__Prompt__
Return all lines that include the string "produces".

__Raw data__
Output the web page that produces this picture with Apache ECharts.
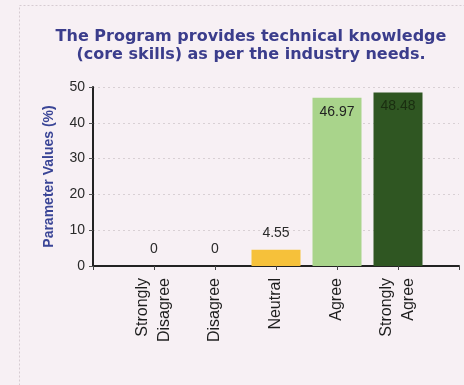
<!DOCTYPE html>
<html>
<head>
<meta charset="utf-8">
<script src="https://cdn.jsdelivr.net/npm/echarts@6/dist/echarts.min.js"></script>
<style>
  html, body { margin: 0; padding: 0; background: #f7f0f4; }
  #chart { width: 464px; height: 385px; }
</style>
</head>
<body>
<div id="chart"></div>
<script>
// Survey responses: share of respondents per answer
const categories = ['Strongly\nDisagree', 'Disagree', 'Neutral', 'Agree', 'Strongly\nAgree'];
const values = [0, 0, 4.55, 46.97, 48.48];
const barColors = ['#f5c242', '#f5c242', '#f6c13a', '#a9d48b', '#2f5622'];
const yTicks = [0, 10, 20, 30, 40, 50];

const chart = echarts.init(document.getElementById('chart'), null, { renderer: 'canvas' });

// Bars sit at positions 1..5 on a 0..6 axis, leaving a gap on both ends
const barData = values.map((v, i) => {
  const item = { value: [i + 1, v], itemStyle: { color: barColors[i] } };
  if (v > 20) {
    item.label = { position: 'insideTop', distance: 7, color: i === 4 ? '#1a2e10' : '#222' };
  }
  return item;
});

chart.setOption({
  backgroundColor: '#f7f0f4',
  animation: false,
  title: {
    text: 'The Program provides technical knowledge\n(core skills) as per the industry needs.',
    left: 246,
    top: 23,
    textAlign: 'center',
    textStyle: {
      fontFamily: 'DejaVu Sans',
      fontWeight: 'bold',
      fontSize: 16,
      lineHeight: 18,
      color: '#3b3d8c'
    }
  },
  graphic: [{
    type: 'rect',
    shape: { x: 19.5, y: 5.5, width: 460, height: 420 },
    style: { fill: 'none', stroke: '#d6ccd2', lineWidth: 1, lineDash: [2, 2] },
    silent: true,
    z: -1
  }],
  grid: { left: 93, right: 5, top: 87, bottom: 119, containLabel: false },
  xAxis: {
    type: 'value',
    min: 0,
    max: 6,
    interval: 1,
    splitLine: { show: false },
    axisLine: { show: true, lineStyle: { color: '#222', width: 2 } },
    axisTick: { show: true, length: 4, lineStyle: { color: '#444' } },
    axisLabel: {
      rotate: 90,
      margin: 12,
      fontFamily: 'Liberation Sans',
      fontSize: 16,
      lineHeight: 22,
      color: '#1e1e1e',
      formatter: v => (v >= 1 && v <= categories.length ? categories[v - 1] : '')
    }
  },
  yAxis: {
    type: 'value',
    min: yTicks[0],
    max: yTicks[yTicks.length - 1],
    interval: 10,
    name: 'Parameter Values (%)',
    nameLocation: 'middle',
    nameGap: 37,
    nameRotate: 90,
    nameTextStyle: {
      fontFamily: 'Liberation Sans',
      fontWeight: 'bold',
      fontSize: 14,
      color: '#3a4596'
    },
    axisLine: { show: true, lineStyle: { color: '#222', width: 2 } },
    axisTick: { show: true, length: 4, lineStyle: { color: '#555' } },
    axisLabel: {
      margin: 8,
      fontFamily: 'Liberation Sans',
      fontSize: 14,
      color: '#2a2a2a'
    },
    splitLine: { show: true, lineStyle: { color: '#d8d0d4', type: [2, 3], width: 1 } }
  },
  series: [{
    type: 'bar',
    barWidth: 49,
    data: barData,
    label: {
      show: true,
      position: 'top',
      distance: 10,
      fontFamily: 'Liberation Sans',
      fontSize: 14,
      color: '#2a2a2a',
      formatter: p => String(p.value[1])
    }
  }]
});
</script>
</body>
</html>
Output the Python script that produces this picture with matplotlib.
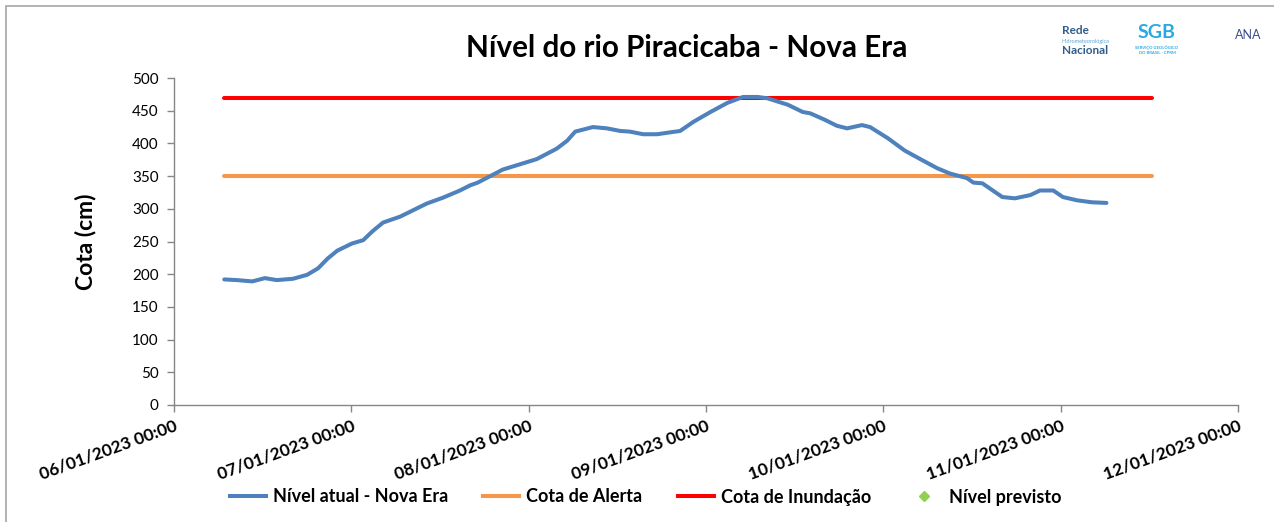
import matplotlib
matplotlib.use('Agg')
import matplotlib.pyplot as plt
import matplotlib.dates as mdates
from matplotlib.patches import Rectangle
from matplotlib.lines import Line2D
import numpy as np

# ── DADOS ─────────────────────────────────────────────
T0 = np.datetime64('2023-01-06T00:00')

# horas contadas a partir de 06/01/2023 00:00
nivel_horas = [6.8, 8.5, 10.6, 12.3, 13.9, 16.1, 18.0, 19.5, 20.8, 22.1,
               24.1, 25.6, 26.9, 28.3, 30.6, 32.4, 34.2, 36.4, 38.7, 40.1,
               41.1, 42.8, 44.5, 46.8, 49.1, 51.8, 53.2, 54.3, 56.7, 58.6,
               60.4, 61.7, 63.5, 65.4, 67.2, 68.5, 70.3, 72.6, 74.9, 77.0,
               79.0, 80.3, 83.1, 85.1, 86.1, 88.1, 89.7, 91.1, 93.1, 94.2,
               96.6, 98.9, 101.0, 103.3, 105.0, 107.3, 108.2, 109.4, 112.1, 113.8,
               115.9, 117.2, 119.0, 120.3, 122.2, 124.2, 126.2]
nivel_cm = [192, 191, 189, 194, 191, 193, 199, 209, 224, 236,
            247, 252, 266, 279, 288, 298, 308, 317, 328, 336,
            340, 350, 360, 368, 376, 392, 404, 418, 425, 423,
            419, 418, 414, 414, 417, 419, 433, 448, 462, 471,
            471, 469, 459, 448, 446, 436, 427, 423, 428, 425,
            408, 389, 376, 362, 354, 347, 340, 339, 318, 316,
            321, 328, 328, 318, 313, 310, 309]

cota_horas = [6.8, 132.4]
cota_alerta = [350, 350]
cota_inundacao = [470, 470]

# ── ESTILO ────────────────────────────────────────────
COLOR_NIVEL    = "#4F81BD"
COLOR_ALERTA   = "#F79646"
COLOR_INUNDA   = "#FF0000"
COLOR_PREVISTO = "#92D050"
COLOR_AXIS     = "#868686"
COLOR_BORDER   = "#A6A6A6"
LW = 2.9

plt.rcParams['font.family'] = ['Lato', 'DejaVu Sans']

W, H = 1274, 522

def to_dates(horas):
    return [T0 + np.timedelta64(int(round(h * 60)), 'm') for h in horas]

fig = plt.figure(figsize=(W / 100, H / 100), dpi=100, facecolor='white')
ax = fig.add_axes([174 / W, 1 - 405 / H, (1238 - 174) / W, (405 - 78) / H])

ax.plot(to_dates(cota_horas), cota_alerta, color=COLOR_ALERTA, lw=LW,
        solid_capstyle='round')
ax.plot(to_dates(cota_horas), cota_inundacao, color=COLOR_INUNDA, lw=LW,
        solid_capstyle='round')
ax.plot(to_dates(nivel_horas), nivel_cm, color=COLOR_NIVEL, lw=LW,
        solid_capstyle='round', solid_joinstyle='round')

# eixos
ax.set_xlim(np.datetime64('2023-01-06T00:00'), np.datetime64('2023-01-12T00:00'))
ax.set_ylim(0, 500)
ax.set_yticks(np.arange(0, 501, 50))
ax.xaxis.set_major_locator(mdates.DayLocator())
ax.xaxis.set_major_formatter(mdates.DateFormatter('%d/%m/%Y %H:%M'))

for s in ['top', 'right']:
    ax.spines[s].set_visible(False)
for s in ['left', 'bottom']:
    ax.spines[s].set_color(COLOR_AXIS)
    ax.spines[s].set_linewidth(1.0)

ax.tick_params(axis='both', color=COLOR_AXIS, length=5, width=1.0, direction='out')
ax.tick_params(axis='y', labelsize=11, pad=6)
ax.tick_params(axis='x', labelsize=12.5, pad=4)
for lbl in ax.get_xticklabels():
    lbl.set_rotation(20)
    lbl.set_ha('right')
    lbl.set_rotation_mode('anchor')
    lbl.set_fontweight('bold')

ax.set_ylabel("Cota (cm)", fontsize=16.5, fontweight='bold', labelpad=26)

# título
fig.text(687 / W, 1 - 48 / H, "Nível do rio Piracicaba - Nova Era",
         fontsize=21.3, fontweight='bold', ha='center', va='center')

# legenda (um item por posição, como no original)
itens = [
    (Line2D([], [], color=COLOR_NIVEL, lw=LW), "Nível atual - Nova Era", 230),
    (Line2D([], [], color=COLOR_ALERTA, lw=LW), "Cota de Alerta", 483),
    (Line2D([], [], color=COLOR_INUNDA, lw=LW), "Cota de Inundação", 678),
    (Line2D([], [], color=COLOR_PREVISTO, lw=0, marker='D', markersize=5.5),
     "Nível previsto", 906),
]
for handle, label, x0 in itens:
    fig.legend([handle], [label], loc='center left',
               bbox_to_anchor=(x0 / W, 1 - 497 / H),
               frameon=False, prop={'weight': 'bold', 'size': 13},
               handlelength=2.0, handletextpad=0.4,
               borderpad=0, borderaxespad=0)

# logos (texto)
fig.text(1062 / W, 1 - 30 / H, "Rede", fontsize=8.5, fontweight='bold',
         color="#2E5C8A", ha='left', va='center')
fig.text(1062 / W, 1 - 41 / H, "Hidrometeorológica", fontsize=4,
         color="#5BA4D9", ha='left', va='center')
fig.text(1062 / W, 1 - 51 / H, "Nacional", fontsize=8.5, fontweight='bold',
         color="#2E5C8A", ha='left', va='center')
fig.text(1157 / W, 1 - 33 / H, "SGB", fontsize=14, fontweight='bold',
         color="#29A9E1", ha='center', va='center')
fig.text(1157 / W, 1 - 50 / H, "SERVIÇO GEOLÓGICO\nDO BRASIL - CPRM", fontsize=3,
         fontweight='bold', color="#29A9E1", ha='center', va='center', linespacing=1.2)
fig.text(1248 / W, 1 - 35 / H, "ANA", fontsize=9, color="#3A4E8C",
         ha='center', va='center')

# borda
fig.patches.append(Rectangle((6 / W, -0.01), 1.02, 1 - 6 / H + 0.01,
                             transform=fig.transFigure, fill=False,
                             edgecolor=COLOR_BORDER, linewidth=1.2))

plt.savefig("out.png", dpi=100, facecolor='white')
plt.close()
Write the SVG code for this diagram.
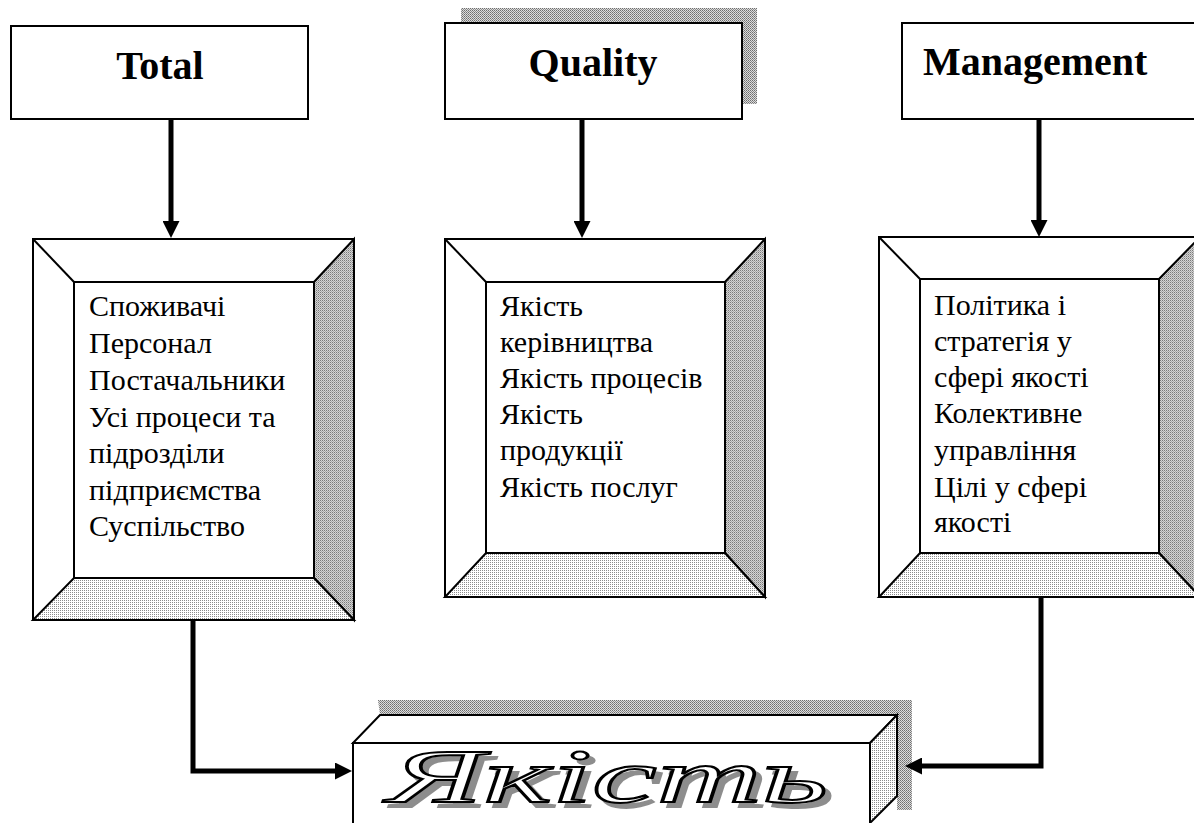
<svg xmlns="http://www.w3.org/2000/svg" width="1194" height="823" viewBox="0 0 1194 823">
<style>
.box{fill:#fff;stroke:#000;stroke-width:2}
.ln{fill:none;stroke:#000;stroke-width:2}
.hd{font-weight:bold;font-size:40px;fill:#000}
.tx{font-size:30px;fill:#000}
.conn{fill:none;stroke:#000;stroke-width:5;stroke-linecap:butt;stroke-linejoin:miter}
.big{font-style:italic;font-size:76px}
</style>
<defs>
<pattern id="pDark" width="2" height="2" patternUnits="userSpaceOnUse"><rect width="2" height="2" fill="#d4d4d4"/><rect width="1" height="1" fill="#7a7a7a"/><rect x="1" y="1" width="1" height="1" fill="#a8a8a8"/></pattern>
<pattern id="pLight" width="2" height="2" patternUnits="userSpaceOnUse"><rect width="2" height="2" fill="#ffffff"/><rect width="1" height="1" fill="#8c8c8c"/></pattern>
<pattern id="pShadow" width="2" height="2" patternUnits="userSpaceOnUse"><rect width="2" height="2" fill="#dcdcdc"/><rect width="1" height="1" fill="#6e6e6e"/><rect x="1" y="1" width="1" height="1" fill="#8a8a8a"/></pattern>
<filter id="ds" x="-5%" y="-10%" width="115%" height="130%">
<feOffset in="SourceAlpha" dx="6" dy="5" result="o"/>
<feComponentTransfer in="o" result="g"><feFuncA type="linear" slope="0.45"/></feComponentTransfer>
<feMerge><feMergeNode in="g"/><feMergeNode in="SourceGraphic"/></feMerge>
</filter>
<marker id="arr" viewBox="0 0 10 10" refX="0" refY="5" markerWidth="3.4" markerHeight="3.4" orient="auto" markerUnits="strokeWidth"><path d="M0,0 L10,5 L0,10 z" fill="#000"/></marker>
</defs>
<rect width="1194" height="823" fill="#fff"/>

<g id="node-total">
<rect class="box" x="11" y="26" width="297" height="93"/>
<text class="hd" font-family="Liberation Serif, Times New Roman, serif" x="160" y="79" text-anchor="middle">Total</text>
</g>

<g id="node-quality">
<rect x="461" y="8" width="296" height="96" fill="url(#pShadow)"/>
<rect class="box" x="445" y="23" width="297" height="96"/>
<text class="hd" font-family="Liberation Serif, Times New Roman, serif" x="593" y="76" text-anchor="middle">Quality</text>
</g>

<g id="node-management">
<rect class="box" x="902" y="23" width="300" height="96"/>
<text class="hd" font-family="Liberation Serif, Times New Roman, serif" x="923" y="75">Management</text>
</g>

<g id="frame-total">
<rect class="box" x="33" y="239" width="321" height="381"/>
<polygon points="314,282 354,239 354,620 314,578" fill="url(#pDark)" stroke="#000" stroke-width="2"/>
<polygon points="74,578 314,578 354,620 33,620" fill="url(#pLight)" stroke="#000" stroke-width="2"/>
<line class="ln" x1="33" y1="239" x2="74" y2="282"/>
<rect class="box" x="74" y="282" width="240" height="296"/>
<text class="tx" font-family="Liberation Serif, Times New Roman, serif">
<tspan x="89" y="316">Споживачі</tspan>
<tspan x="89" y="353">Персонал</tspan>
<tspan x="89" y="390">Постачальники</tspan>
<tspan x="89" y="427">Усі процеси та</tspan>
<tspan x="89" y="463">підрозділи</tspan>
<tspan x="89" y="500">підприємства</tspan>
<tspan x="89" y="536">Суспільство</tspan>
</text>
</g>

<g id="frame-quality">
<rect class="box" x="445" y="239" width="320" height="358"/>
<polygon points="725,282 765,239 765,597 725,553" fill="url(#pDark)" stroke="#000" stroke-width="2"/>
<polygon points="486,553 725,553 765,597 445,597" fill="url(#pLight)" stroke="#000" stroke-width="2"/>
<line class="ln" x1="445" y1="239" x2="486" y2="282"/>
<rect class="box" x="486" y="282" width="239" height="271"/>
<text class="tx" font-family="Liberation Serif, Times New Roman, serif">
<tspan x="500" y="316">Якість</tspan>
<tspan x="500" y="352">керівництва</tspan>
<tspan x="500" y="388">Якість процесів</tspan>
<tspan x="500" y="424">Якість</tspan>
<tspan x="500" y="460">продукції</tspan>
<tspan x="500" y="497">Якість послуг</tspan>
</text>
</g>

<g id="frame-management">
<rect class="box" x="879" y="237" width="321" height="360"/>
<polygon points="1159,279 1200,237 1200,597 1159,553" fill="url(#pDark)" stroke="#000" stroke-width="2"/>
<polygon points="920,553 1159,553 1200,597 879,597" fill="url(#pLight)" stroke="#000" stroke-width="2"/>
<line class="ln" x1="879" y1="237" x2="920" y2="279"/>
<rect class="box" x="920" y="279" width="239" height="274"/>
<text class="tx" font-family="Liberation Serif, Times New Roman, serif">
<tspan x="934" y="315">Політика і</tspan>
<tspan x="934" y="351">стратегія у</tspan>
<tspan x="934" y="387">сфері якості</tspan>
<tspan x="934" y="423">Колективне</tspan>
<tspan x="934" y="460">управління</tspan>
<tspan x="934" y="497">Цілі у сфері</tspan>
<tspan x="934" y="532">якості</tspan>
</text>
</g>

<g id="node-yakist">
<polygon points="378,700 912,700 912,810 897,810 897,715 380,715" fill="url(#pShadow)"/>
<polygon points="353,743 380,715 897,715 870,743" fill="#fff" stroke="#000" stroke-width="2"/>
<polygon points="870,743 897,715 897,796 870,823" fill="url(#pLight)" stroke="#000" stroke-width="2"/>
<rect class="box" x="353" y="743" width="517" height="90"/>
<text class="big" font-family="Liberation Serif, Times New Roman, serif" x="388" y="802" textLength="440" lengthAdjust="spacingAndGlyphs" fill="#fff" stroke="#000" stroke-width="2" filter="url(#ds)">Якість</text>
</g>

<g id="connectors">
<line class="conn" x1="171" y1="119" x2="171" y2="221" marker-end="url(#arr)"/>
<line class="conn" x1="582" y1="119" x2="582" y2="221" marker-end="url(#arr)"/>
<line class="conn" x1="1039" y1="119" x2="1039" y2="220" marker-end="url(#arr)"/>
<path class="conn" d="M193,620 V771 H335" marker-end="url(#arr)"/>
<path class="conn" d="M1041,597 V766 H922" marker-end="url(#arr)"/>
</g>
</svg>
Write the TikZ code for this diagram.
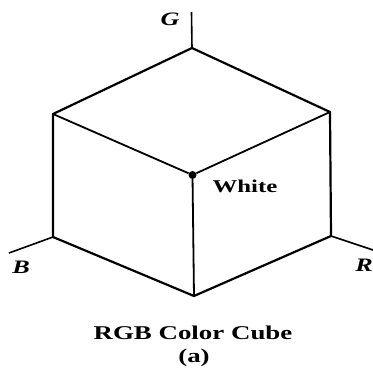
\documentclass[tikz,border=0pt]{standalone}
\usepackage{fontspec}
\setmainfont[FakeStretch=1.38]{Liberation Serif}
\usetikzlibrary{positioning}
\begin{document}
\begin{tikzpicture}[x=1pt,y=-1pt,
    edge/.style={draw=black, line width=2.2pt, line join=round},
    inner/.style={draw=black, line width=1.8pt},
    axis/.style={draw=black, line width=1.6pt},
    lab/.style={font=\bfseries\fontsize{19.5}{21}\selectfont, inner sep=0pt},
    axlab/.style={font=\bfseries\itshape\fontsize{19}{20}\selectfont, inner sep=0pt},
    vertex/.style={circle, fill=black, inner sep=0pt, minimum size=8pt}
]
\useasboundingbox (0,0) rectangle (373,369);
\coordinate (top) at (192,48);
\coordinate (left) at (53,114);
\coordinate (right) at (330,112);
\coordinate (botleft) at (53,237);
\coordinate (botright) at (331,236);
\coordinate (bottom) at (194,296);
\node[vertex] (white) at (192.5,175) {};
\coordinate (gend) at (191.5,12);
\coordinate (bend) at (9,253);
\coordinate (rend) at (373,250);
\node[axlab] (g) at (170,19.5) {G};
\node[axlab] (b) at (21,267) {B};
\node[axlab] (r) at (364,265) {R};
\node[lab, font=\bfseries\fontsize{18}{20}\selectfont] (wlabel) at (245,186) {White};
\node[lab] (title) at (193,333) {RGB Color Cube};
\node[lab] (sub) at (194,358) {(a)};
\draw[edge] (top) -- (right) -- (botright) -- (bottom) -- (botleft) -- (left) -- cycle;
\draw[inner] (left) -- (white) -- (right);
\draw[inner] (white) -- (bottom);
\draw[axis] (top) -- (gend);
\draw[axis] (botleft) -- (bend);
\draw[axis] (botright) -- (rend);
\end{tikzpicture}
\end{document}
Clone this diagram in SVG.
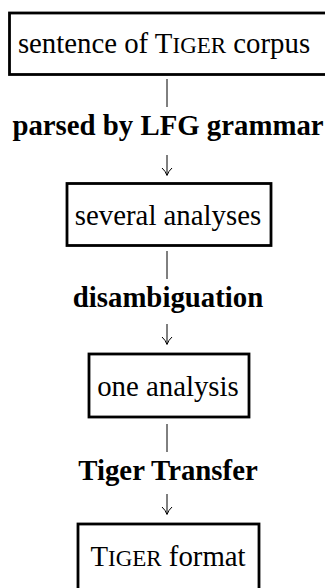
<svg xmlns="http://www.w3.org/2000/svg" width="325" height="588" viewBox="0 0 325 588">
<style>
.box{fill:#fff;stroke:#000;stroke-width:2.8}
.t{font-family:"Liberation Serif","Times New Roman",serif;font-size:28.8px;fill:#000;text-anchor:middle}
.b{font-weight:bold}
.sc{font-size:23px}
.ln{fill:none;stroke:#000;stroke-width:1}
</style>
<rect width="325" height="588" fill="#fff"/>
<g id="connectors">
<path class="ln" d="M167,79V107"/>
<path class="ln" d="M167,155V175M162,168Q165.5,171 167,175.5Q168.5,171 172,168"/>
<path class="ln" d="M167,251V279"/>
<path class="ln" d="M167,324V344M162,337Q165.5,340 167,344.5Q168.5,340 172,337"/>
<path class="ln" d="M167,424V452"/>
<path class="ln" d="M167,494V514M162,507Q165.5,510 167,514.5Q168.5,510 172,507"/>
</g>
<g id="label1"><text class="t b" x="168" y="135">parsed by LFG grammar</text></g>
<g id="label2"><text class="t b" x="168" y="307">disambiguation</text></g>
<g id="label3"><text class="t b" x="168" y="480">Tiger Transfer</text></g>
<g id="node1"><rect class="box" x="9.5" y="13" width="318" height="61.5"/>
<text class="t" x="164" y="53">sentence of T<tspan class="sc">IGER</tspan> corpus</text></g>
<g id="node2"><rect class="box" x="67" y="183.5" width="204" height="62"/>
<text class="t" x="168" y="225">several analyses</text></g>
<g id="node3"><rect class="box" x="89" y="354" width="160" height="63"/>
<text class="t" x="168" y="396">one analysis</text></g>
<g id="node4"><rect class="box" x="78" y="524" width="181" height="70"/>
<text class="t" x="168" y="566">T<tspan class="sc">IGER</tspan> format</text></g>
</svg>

__The solution__
Output the web page that produces this picture with Apache ECharts.
Output the Python script that produces this picture with matplotlib.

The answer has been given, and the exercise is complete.